My third red flag revolves around creative burnout. I’m not sure how much money the old “creations catalogue” actually makes and that might differ based on medium/platform but what I’m seeing is that this is gruelling work. Every day/week you have to put content out, understand where the trends are going, to stay relevant, adjust to algorithm changes and come up with new things to create. It might be glamorous to be an “influencer”, but it’s hard work and you can lose all that influence in a snap. And you have no safety net. It also takes a lot of money to keep people engaged. Whenever I end up in one of those big influencers Youtube pages (fortunately it doesn’t happen often), the videos with the most views are about the new houses and the new luxury cars. Lots of this is free (go figure), but a lot it’s also about sustaining a fake lifestyle for the fans.

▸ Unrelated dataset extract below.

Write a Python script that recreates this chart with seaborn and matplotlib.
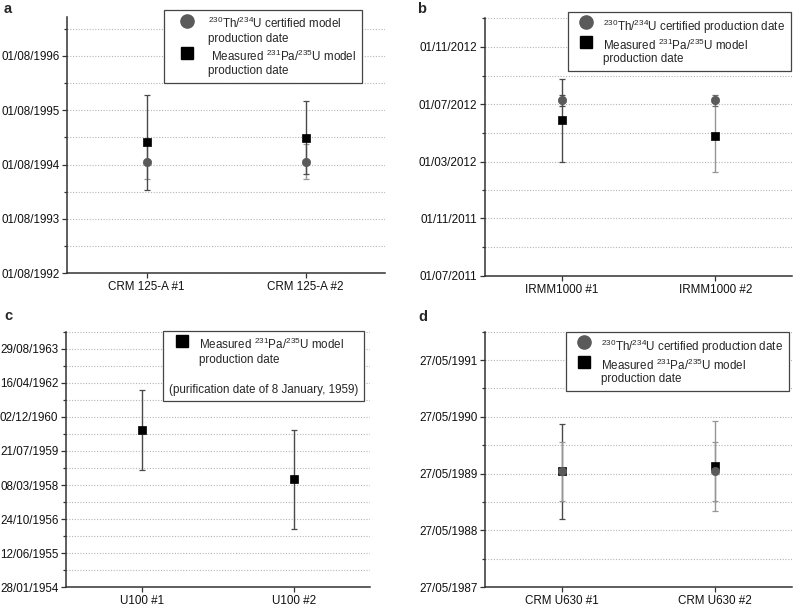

Also on this point, in my personal experience, it’s so easy for a content consumer to go find whatever they are looking for somewhere else. In the past year, I’ve subscribed to a paid newsletter that I really like. But the author is really inconsistent, just publishing every now and then. Repeatedly I thought about cancelling my subscription, which I haven’t done because this newsletter is part of a bundle of business newsletters that I enjoy reading. If you don’t publish, I won’t pay. And you are a slave of your fans.
Bundles/Collectives are a tentative way to decrease the financial instability of a solo creator. They show that not everything is wrong with the old model.
And now to my final point, which is a bit of a side track and a bit of a rant (skip to the final paragraph if you want). We have a new generation growing up idolizing people that in their youtube videos, just do stupid stuff. We have a new generation where kids don’t want to be astronauts, doctors or entrepreneurs, but want to be influencers, Tiktokers and Youtubers. These kids are growing up watching a fake life on screen, that they believe it’s true, watching people become rich, buying bigger and bigger houses and luxury cars and spending a lot of their time being insanely stupid without any regard for dignity and self-respect. These kids want a life that they (most likely) won’t have and are growing frustrated because their parents and context don’t support their aspirations. To prove my point, youth suicide rates have been on the rise:
“Between 2000 and 2007, the suicide rate among youth ages 10 to 24 hovered around 6.8 deaths per 100,000 people. Then, the rate curved upward, reaching a rate of 10.6 deaths per 100,000 by 2017 — a 56-percent increase in less than two decades.”
Fame is not a mortal sin, but vanity is. And driven by vanity and an eagerness for fame, people are putting aside their self-respect and dignity, for a number in their social media profile and a bag of freebies. I understand that everyone wants to be loved and social media can give you the feeling that you’re, but we need to be careful with what we want.
Do you want to be a creator? Awesome! Just make sure you create a safety net in case that doesn’t work. Do you want to be an influencer? Awesome! Just make sure you know why and what that will bring. There are easier ways to be rich and successful.
And to finalize, I leave you with a Bill Murray that I personally like very much:
“I always want to say to people who want to be rich and famous: 'try being rich first'. See if that doesn't cover most of it. There's not much downside to being rich, other than paying taxes and having your relatives ask you for money. But when you become famous, you end up with a 24-hour job.”
Throughout the text, I use the word creations instead of art, because I have a hard time calling art to a lot that I’m seeing people creating. Yes, I’m snobbish.